Since OUSD is partially backed by USDC and DAI, the price of OUSD also fell below $1 for a period of time. During this time, arbitrageurs were able to buy OUSD at the cheaper price on AMMs, then redeem the OUSD via the dApp into a basket of stables (USDC, USDT and DAI), which they sold back to the market for a profit. With each dApp redemption, OUSD collected a fee (#3 on yield generation in section 2 in the proposal), and there were lots of redemptions during this weekend. When the price for USDC and DAI returned to peg, the entire cost was borne by those that sold their USDC and DAI for less than $1. If the price stayed down, LP’s will have traded more valuable OUSD for the less valuable USDC, and will have taken a loss.

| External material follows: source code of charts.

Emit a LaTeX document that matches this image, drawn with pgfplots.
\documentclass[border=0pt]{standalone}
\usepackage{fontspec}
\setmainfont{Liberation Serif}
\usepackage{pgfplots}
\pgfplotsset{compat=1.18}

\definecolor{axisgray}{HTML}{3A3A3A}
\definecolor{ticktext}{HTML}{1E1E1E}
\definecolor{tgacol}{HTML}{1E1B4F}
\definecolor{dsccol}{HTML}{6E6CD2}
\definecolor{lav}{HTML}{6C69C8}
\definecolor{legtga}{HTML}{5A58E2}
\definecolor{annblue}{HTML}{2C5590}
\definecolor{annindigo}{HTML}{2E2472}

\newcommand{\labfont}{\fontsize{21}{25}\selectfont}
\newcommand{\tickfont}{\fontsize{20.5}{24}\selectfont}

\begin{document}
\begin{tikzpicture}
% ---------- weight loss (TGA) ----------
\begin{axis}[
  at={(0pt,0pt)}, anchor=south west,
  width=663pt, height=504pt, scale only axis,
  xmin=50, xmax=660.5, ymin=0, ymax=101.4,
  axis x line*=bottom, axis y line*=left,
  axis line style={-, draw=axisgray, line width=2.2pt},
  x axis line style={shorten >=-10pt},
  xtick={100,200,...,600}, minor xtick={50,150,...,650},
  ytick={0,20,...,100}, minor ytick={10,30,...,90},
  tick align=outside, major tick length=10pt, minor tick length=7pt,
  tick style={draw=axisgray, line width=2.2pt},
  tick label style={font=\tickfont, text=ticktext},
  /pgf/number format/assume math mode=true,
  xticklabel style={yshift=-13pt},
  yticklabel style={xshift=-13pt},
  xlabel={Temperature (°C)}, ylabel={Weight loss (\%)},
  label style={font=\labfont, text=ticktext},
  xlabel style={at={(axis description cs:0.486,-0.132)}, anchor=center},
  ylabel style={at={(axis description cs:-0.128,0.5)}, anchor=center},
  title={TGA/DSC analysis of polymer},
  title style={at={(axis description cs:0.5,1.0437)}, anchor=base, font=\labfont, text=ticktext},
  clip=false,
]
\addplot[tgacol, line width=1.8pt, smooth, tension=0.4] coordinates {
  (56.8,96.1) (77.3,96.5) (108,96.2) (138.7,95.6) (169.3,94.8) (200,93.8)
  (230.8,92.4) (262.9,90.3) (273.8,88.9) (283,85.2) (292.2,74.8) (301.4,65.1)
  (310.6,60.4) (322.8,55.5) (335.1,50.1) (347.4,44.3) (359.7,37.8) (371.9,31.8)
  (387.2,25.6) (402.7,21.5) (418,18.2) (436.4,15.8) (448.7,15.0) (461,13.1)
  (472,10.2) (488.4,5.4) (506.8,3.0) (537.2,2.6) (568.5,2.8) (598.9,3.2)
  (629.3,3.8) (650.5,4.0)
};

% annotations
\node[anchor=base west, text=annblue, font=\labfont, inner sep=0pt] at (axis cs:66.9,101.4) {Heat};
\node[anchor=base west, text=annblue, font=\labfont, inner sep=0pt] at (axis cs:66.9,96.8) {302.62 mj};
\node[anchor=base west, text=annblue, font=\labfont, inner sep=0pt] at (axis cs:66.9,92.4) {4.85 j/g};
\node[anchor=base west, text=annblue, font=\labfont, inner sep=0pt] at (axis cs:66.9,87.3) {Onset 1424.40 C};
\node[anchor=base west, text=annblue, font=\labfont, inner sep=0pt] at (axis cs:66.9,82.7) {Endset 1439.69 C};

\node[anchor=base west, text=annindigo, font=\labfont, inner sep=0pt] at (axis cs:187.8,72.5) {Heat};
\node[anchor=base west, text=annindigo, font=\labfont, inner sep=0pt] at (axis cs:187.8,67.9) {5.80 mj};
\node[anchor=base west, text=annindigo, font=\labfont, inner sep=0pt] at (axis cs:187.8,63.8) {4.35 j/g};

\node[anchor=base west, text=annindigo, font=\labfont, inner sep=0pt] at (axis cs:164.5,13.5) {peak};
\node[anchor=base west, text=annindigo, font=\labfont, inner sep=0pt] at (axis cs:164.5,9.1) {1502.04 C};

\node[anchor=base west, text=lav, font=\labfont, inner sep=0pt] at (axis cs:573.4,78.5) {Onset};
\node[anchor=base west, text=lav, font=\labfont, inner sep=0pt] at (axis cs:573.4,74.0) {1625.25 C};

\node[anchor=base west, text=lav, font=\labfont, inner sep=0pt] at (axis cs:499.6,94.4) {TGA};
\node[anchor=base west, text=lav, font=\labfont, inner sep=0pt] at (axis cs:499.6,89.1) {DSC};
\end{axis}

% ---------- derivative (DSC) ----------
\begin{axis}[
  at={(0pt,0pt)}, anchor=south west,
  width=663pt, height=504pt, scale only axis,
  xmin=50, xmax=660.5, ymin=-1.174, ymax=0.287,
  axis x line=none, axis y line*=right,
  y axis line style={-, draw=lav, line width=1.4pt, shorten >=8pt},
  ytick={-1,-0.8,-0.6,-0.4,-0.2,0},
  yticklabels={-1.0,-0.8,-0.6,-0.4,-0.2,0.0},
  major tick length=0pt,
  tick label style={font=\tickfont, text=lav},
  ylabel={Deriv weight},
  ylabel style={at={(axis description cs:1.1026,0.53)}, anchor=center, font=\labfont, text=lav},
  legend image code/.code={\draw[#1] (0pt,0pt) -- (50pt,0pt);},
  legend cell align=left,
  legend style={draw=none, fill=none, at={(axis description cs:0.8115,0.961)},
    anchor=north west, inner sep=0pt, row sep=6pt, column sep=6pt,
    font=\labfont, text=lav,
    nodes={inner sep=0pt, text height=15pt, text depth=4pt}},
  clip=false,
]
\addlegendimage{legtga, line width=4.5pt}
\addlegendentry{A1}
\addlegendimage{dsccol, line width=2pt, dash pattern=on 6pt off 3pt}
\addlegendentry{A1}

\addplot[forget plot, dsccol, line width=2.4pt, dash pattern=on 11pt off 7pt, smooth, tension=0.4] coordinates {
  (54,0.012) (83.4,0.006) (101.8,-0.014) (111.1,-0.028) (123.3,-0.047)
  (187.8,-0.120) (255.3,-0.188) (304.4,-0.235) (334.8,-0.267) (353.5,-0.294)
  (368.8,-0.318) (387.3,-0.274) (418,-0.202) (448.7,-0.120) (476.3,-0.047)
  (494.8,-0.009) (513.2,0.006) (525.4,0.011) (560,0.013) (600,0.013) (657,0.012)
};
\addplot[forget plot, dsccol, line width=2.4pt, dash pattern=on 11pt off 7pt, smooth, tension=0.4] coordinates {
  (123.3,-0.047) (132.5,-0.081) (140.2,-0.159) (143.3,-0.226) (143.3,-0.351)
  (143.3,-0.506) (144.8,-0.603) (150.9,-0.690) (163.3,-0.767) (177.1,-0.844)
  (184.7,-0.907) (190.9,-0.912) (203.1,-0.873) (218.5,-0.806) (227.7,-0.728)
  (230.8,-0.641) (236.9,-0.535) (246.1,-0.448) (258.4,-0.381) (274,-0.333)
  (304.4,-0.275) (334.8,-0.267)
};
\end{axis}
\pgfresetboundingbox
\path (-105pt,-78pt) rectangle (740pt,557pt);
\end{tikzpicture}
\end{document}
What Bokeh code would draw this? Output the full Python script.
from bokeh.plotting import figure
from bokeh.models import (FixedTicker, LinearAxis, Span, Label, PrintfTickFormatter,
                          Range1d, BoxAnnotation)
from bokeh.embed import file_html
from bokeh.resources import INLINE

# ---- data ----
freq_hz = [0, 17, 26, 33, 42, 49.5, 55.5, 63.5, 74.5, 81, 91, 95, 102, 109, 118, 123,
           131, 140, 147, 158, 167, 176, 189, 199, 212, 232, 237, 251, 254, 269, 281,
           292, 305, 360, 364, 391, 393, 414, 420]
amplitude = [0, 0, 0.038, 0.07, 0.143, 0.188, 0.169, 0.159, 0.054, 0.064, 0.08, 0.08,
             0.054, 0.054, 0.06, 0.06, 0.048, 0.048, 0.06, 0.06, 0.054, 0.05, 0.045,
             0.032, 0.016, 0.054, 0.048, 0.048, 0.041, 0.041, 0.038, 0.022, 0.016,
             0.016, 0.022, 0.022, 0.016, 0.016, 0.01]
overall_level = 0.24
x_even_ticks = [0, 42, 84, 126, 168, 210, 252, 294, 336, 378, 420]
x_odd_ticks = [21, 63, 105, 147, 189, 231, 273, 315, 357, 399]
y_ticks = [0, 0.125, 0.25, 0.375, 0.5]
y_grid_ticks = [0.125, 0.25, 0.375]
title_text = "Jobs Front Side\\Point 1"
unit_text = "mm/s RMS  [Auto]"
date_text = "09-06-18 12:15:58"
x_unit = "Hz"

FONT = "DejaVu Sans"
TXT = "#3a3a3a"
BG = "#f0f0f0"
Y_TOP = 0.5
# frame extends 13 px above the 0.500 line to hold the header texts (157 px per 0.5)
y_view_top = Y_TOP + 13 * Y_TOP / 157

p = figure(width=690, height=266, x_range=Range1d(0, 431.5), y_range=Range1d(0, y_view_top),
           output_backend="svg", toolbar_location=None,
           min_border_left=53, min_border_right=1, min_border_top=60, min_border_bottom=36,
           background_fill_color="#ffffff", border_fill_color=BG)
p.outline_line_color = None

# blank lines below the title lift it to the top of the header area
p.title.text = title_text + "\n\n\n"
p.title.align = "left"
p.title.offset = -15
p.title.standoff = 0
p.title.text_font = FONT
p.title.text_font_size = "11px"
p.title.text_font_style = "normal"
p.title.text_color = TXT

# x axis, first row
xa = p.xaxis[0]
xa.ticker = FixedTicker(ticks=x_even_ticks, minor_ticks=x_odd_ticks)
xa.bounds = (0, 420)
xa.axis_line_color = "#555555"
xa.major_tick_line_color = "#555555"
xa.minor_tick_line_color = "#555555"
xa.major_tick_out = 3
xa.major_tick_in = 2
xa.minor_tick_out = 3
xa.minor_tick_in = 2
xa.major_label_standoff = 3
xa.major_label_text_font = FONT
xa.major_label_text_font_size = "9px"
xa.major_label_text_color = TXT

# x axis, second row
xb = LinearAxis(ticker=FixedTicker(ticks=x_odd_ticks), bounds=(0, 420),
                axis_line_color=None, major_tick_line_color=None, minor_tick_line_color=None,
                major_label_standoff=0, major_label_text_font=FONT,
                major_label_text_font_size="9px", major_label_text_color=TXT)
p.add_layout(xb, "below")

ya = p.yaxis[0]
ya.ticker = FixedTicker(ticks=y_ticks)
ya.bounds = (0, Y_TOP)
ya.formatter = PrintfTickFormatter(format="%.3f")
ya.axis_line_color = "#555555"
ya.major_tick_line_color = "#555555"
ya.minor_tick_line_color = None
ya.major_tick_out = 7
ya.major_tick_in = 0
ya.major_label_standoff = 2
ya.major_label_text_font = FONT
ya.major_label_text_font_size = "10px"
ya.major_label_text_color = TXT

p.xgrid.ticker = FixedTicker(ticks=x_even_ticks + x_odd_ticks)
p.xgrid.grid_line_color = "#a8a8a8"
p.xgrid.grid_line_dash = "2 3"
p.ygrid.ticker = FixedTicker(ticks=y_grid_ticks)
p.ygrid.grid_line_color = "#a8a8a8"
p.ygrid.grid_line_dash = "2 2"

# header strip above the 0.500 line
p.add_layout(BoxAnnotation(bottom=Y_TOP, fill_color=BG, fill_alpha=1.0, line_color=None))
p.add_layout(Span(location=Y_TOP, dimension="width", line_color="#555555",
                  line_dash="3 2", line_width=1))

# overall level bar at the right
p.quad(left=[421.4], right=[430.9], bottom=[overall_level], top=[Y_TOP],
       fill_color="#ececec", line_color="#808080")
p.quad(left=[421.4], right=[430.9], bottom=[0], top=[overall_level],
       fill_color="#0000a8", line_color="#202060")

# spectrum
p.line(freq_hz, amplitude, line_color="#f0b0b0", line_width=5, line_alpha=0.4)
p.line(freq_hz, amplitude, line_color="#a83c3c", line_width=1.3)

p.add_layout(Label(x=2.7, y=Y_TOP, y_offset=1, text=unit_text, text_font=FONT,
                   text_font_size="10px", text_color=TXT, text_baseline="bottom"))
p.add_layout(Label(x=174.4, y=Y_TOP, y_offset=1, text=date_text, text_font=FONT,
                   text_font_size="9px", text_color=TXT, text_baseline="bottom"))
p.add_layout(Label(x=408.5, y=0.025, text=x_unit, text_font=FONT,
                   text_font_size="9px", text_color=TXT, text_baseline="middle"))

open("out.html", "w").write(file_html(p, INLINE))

In either case, OUSD holders have more stablecoins than they started with, with external parties bearing both the risk and the loss. OUSD holders made a total of $120K in yield during the market events. OUSD APY increased from ~4.6% to ~42% (7-day trailing) and was trading back at 0.99 within 17 hours of losing its peg. The 1/3 backing of OUSD by USDT helped prevent the OUSD peg from falling as low, and for as long, as USDC and DAI.

In situations where the price of DAI, USDC or USDT fall below $0.998, OIP-4 disables minting of additional OUSD tokens using the de-pegged asset. OUSD fully restored to $1 within 36 hours as opposed to USDC and DAI which remained severely depegged for almost 3 days.